* HK->Shanghai Connect daily quota used 0.7%, Shanghai->HK daily quota used 3.2%
* HSI -2.6%, HSCE -2.5%, CSI300 -1.8%
* FTSE China A50 -1.6%
Nov 11 (Reuters) - Hong Kong stocks fell on Monday, posting their biggest single-day drop in more than three months, amid worries over the latest development of month-long protests and renewed uncertainty around a potential Sino-U.S. trade deal.
** The Hang Seng index fell 2.6% to 26,926.55, while the China Enterprises Index lost 2.5% to 10,613.63 points, both posting their worst session since Aug 5.
** Hong Kong police shot and wounded one protester, who hospital officials said was in critical condition on Monday, as the Chinese-ruled territory spiralled into rare working-hours violence in its 24th straight week of pro-democracy unrest.

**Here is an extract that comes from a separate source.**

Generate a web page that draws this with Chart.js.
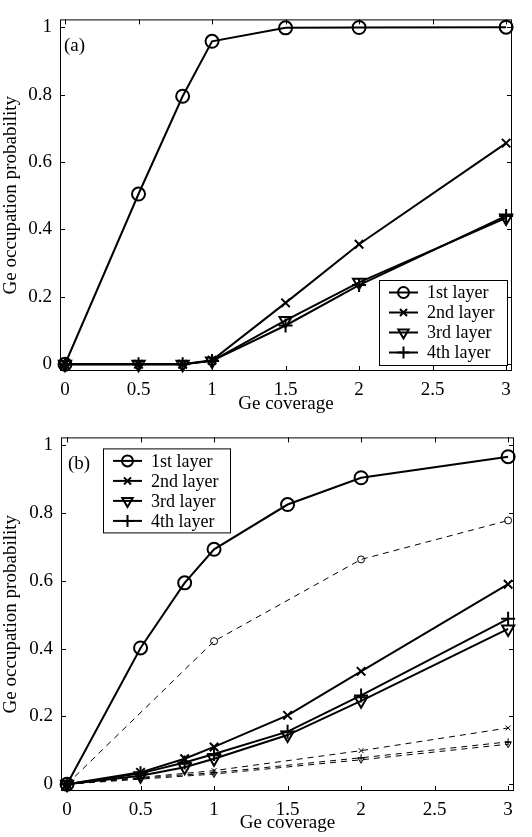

** U.S. President Donald Trump said on Saturday that trade talks with China were moving along “very nicely,” but the United States would only make a deal with Beijing if it was the right deal for America.
** That came after his comments on Friday that he has not agreed to rollbacks of U.S. tariffs sought by China.
** Adding to pressure was latest economic data from the mainland showing increasing inflation pressure which analysts believe could hinder Beijing’s monetary policy easing to support the economy.
** China’s producer prices fell the most in more than three years in October, while consumer prices rose at their fastest pace in almost eight years.
** “That’s the worst combination, with strong CPI and weak PPI,” said Alex Wong, an analyst with Ample Finance Group.
** Hong Kong stocks were also pressured by worries over the political unrest on the island city, and the uncertainties around the Sino-U.S. trade talks, Wong said.
** Around the region, MSCI’s Asia ex-Japan stock index was weaker by 1.2%, while Japan’s Nikkei index closed down 0.26%.
** The yuan was quoted at 7.0074 per U.S. dollar at 0815 GMT, 0.17% weaker than the previous close of 6.9954.